Stated goal:
The line containing "-1.94, -1.95, -2.06]" marks the end: extract everything from the first line of the data through that line, exactly, with no pictures.

Material:
-- START --

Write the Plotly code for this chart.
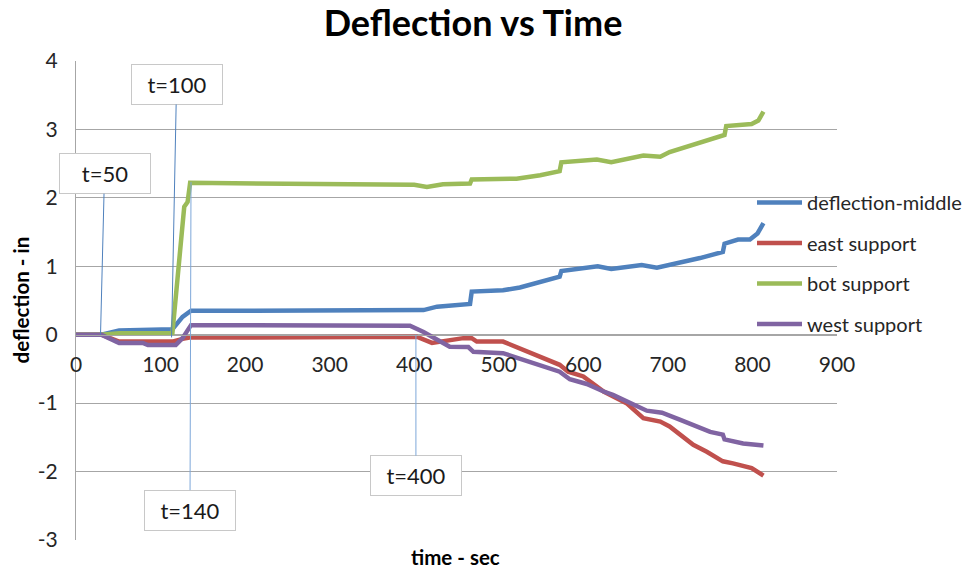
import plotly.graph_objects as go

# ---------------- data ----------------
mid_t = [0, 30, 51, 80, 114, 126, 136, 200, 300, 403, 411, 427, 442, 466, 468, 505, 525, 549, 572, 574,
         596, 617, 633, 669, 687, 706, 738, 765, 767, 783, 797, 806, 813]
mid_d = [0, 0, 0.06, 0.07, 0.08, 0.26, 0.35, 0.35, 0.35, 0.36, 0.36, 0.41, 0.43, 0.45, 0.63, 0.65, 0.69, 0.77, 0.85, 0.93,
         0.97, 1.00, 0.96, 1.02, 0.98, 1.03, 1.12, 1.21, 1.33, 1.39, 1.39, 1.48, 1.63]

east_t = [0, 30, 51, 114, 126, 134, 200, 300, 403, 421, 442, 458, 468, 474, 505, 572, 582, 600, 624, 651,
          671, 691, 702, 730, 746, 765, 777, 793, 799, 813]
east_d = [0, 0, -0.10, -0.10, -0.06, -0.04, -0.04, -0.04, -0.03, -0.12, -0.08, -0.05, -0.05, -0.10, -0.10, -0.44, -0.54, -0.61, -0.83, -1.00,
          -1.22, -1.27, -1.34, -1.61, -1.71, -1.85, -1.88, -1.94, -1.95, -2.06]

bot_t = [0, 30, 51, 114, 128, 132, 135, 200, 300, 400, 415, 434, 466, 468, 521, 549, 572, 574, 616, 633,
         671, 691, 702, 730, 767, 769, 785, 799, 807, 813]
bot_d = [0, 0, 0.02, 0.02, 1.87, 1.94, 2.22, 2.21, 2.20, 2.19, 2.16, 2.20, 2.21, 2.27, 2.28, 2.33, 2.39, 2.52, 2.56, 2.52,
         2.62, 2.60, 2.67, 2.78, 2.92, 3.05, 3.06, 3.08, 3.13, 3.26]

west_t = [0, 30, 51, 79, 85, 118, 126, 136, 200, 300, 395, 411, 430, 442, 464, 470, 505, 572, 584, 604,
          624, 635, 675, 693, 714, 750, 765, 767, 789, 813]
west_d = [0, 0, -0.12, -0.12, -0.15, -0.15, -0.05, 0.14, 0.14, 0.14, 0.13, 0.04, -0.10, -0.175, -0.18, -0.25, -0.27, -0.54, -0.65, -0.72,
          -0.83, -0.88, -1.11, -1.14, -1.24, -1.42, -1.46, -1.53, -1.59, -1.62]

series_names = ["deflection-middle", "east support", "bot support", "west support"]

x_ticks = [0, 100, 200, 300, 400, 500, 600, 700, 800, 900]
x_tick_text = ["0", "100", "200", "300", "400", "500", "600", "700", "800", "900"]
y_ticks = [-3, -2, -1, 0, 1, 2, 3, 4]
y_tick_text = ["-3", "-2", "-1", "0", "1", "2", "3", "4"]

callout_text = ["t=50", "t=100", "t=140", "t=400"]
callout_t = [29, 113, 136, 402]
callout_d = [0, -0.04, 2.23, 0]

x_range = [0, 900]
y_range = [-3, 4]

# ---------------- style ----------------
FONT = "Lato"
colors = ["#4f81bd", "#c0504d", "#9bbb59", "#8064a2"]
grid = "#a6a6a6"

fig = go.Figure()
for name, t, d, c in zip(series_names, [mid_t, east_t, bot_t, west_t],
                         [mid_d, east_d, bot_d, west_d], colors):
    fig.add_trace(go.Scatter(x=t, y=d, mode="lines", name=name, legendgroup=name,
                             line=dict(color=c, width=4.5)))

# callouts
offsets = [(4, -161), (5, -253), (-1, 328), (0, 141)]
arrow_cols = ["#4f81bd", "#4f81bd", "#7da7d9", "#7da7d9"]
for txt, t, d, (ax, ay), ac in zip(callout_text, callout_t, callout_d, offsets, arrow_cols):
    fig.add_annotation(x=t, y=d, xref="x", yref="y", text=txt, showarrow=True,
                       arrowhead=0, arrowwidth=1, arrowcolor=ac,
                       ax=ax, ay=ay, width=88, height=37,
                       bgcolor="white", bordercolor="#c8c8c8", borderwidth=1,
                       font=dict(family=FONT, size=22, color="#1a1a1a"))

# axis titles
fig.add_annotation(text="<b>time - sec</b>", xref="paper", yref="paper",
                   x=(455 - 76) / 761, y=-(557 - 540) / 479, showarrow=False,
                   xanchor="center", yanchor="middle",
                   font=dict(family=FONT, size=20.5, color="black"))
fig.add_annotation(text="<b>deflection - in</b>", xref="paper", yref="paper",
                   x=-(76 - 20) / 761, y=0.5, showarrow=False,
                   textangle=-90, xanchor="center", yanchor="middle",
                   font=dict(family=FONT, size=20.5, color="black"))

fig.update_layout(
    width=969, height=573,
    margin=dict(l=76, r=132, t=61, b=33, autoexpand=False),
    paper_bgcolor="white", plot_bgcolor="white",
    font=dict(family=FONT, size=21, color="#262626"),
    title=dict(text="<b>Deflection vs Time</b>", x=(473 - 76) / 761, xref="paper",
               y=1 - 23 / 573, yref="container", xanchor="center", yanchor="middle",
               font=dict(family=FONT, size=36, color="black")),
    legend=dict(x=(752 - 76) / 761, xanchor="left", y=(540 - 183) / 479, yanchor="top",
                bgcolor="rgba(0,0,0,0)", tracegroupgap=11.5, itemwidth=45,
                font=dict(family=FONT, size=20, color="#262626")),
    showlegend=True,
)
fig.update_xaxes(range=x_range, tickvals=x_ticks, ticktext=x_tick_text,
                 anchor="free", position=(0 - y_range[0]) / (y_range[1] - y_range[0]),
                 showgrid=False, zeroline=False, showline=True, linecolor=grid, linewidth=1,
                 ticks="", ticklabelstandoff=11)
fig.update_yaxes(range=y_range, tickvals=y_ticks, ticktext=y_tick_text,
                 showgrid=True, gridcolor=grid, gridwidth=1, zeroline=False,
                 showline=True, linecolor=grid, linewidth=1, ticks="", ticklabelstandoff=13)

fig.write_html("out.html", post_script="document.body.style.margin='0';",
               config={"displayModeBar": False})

-- END --

Response for this exercise:
Write the Plotly code for this chart.
import plotly.graph_objects as go

# ---------------- data ----------------
mid_t = [0, 30, 51, 80, 114, 126, 136, 200, 300, 403, 411, 427, 442, 466, 468, 505, 525, 549, 572, 574,
         596, 617, 633, 669, 687, 706, 738, 765, 767, 783, 797, 806, 813]
mid_d = [0, 0, 0.06, 0.07, 0.08, 0.26, 0.35, 0.35, 0.35, 0.36, 0.36, 0.41, 0.43, 0.45, 0.63, 0.65, 0.69, 0.77, 0.85, 0.93,
         0.97, 1.00, 0.96, 1.02, 0.98, 1.03, 1.12, 1.21, 1.33, 1.39, 1.39, 1.48, 1.63]

east_t = [0, 30, 51, 114, 126, 134, 200, 300, 403, 421, 442, 458, 468, 474, 505, 572, 582, 600, 624, 651,
          671, 691, 702, 730, 746, 765, 777, 793, 799, 813]
east_d = [0, 0, -0.10, -0.10, -0.06, -0.04, -0.04, -0.04, -0.03, -0.12, -0.08, -0.05, -0.05, -0.10, -0.10, -0.44, -0.54, -0.61, -0.83, -1.00,
          -1.22, -1.27, -1.34, -1.61, -1.71, -1.85, -1.88, -1.94, -1.95, -2.06]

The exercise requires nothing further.